It is early morning and we are going out the back door to have a walkabout the garden, as we try and do every single day. We have had some rain recently so says the dragonfly’s flagon. Good deal. That means the plants should be pert and perky. Off we go!
Turning left to go up the stone steps to see what’s happening in the veggie garden we come upon this bit of filament where the gravel path meets the block wall. Oh goody, misty moistiness. The camera is at the ready, for we may get to see some interesting things on this foggy morning.
Looking up at the arborvitae hedge that lines the back of the veggie patch, we see some filmy weavings. The evergreens are always a good spot to find such things when the wetness catches on the nearly invisible threads. Let’s continue down the hedge to see what else will show itself to us.
On the tomatoes, with the arborvitae behind, someone has been a busy spider. You have created a vision of beauty Ms. Arachnid. Very geometrical.
Still at the tomato row, this masterpiece reminds us of a lacy collar on a victorian dress.
Down in the area we call the flat garden where the old gravel driveway of the house next door used to end, more of a parking lot really, the blue Atlas Cedar holds the spinnings of a free style artist. There may be a pattern here, but it is not readily apparent. Good job though, we applaud the effort.
Now what’s this? It certainly has a web look to it doesn’t it? This is a large fan covering that was found laying out for the trash pick up. It got picked up allright, and just fit inside the diamond at the end of the arbor built by our Gardoctor. It may get painted someday, or not. The foggy background gives it a sense of mystery. Was this the work of a large spider with access to a welding machine?
I hope this one shows up, you may have to click on it to see the web covering the entire breadth of the pond. These master builders must be able to jump great lengths to get started on one of this size. We are still waiting for the first waterlily flower, this area has gotten more shady through the years and may not let enough sun in for flower production. The leaves are still lovely though and echo the shape of the glass fisherman floats.
Walking around to the front to get the morning paper we notice this work of art on the weeping blue atlas cedar. In the distance is the row of Knockout roses that line neighbors Mae and Mickey’s white fence. Hi there neighbors!
Up near the front door on the post that used to hold dearly departed rose Killer, now home to a Carolina Jessamine, yet more webbing is spotted. Everywhere we look are more webs. Are they always there and we just don’t see them on sunny dry days?

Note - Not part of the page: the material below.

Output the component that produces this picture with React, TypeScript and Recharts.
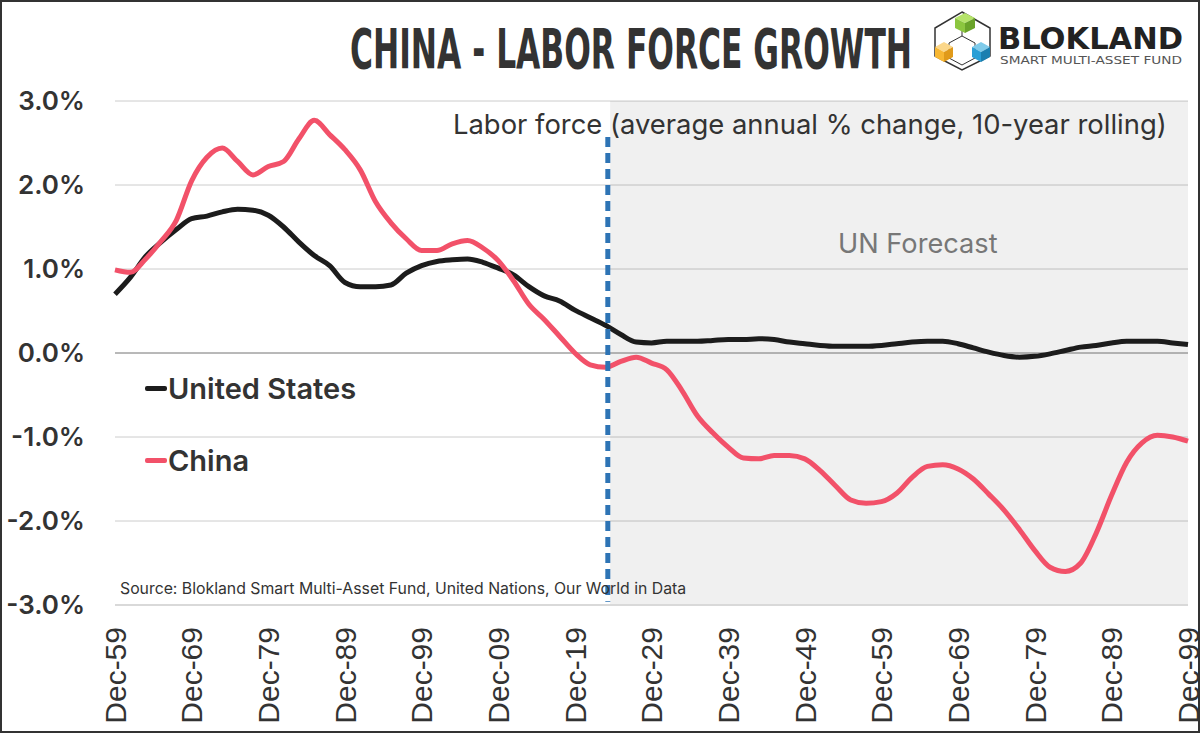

There were several webs with the large opening at the bottom as you can see here, I hope. I have never noticed before that type of spinning, with the egg shaped open space. Interesting. The coloring on the fading iris leaf has always attracted me. I have woven baskets out of this strong material, braiding it first for more uniform thickness. I’m afraid my basket making days are coming to an end however, for my hands lack the strength necessary to pull the weavers tight anymore. Adjustments will have to be made in the weaving process for that lack. Anyway, I have made a lifetime supply of baskets, sold some, given more away and have the rest hanging on the rafters in the garage loft space. Storage has been a problem for the larger ones, hanging is the best solution. They look pretty, but really attract the spider webs!
We got off track there a little, please forgive me. Back to the web walk, I think this one is on a butterfly bush. The gold chamaecyparis is in the background.
We have always called this type of web as belonging to the writer spider, also called a wolf spider. This one is in the rosemary topiary forest and the weaver is small, now. We have seen very large black and yellow spiders weave this same form of web. I hope this one doesn’t get that large, or he will have to be removed.
Drat, this photo taken in the black garden doesn’t show the web well with the Summer Wine ninebark. But look just past at that spot of bright pink! The new lily is beginning to bloom. Hooray!
Loaded with buds is this species lily, new this year, Black Beauty. Once again, there is nothing black about it, but it still is worthy of a spot in the black garden. Look at those luscious blooms.
Maybe the black refers to the stamens, for they are very dark. Not would I would call black, but maybe they darken with age. Well that winds up our web walk for today. Foggy wet mornings show us art in the garden that is normally not visible, although in the mornings sometimes we feel a thread across the face and know that we have interrupted the work of our friendly spiders, just doing their job. We cooexist with them, knowing some are dangerous. There is a place for all here, as was meant to be.